How to Find and Evaluate Startup Solicitors in Berlin
The Berlin startup ecosystem has enough density that referrals are usually the fastest path to a good solicitor. Here is where to look:
Founder Networks: Ask other founders in your network, particularly those who have gone through funding rounds or have navigated the German legal system as international founders. Personal experience is the most reliable signal.
Accelerators and Incubators: Organizations like Techstars Berlin, Factory Berlin, and Berlin-based incubators typically have relationships with vetted startup law firms. Many will share recommended legal contacts with portfolio companies.
Co-working Communities: Spaces like betahaus or Mindspace often host events and maintain informal networks where legal professionals are part of the ecosystem conversation.
Initial Consultations: Most reputable startup law firms in Berlin offer a free or low-cost initial consultation.

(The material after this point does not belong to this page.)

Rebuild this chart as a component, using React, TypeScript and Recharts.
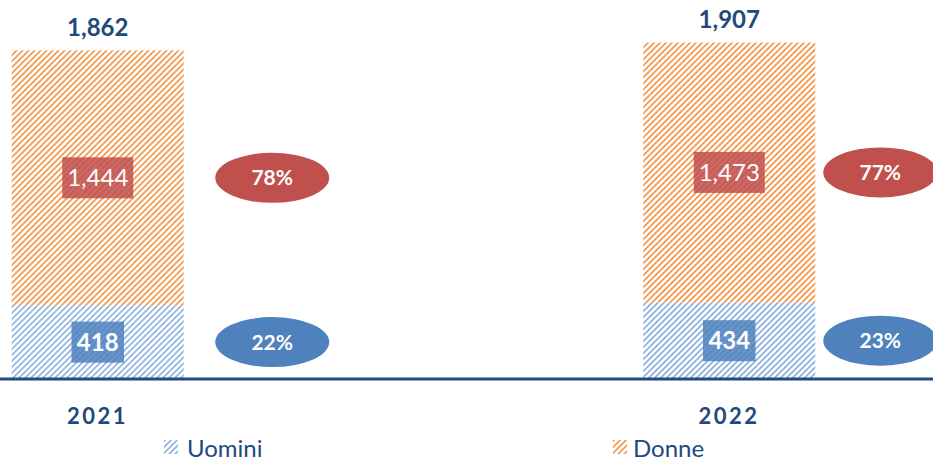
import React from 'react';
import { BarChart, Bar, XAxis, YAxis, LabelList, Legend } from 'recharts';

const years = ['2021', '2022'];
const uomini = [418, 434];
const donne = [1444, 1473];

const data = years.map((year, i) => ({
  idx: i,
  year,
  uomini: uomini[i],
  donne: donne[i],
  total: uomini[i] + donne[i],
}));

const FONT = 'Lato, "Open Sans", sans-serif';
const NAVY = '#1F497D';
const RED = '#C0504D';
const BLUE = '#4F81BD';
const ORANGE_HATCH = '#F79646';
const BLUE_HATCH = '#8DB3E2';
const bubbleDx = [174.5, 151];

const fmt = (v: number) => v.toLocaleString('en-US');
const textW = (s: string) => s.split('').reduce((a, c) => a + (c === ',' ? 6 : 12.5), 0);

const HatchDefs = () => (
  <defs>
    <pattern id="hatchOrange" patternUnits="userSpaceOnUse" width="4.24" height="4.24" patternTransform="rotate(45)">
      <rect x="0" y="0" width="1.7" height="4.24" fill={ORANGE_HATCH} />
    </pattern>
    <pattern id="hatchBlue" patternUnits="userSpaceOnUse" width="4.24" height="4.24" patternTransform="rotate(45)">
      <rect x="0" y="0" width="1.7" height="4.24" fill={BLUE_HATCH} />
    </pattern>
  </defs>
);

const makeSegLabel = (kind: 'u' | 'd') => (props: any) => {
  const { x, y, width, height, value, index } = props;
  const cx = Number(x) + Number(width) / 2;
  const cy = Number(y) + Number(height) / 2;
  const s = fmt(Number(value));
  const bw = textW(s) + 15;
  const bh = 41;
  const row = data[index];
  const pct = Math.round((Number(value) / row.total) * 100);
  const ex = cx + bubbleDx[index];
  const color = kind === 'd' ? RED : BLUE;
  return (
    <g>
      <rect x={cx - bw / 2} y={cy - bh / 2} width={bw} height={bh} fill={color} fillOpacity={0.85} />
      <text x={cx} y={cy} dy="0.36em" textAnchor="middle" fill="#fff" fontFamily={FONT} fontSize={24} fontWeight={kind === 'u' ? 700 : 400}>
        {s}
      </text>
      <ellipse cx={ex} cy={cy} rx={57} ry={25} fill={color} />
      <text x={ex} y={cy} dy="0.36em" textAnchor="middle" fill="#fff" fontFamily={FONT} fontSize={21} fontWeight={700}>
        {pct}%
      </text>
      {kind === 'd' && (
        <text x={cx} y={Number(y) - 23} dy="0.36em" textAnchor="middle" fill={NAVY} fontFamily={FONT} fontSize={24} fontWeight={700}>
          {fmt(row.total)}
        </text>
      )}
    </g>
  );
};

const YearTick = (props: any) => {
  const { x, payload } = props;
  return (
    <text x={x} y={379 + 37} dy="0.36em" textAnchor="middle" fill={NAVY} fontFamily={FONT} fontSize={22} fontWeight={700} letterSpacing={2.5}>
      {years[payload.value]}
    </text>
  );
};

const LegendIcon = ({ id }: { id: string }) => (
  <svg width={14} height={14} style={{ display: 'block' }}>
    <defs>
      <pattern id={id + 'L'} patternUnits="userSpaceOnUse" width="4.24" height="4.24" patternTransform="rotate(45)">
        <rect x="0" y="0" width="1.7" height="4.24" fill={id === 'o' ? ORANGE_HATCH : BLUE_HATCH} />
      </pattern>
    </defs>
    <rect x={0} y={0} width={14} height={14} fill={`url(#${id}L)`} />
  </svg>
);

const LegendContent = () => (
  <div style={{ position: 'relative', width: 933, height: 33, fontFamily: FONT, fontSize: 24, color: NAVY }}>
    <div style={{ position: 'absolute', left: 164, top: 3, display: 'flex', alignItems: 'center', gap: 9, height: 30 }}>
      <LegendIcon id="b" />
      <span>Uomini</span>
    </div>
    <div style={{ position: 'absolute', left: 613, top: 3, display: 'flex', alignItems: 'center', gap: 6, height: 30 }}>
      <LegendIcon id="o" />
      <span>Donne</span>
    </div>
  </div>
);

export default function App() {
  return (
    <div style={{ position: 'absolute', left: 0, top: 0, width: 933, height: 466, background: '#fff' }}>
      <BarChart width={933} height={466} data={data} margin={{ top: 26, right: 0, bottom: 4, left: 0 }}>
        <HatchDefs />
        <XAxis
          dataKey="idx"
          type="number"
          domain={[-0.1544, 1.323]}
          ticks={[0, 1]}
          allowDataOverflow
          height={50}
          tickLine={false}
          axisLine={{ stroke: '#264A7D', strokeWidth: 3 }}
          tick={<YearTick />}
          interval={0}
        />
        <YAxis hide domain={[0, 2000]} />
        <Legend verticalAlign="bottom" content={<LegendContent />} />
        <Bar dataKey="uomini" stackId="a" barSize={172} fill="url(#hatchBlue)" isAnimationActive={false}>
          <LabelList dataKey="uomini" content={makeSegLabel('u')} />
        </Bar>
        <Bar dataKey="donne" stackId="a" barSize={172} fill="url(#hatchOrange)" isAnimationActive={false}>
          <LabelList dataKey="donne" content={makeSegLabel('d')} />
        </Bar>
      </BarChart>
    </div>
  );
}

Use this to assess communication style, responsiveness, startup experience, and whether you feel confident in their understanding of your business model.
Conclusion
Startup legal services in Berlin are an essential investment, not a cost to minimize. The German legal system rewards founders who get the structure right early, protect their IP properly, hire people correctly, and approach investor negotiations with well-drafted documents. Choosing the right corporate solicitor in Berlin means finding someone with genuine startup experience, fluency in the relevant areas of German corporate law, a fee structure that fits your stage, and the responsiveness that fast-moving companies need.
By understanding the core services available, the key documents your company needs, and the specific expertise to look for, you can build a legal foundation that protects your business and gives investors confidence. Start the search early, ask for referrals, and treat the legal relationship as a long-term partnership rather than a one-time transaction.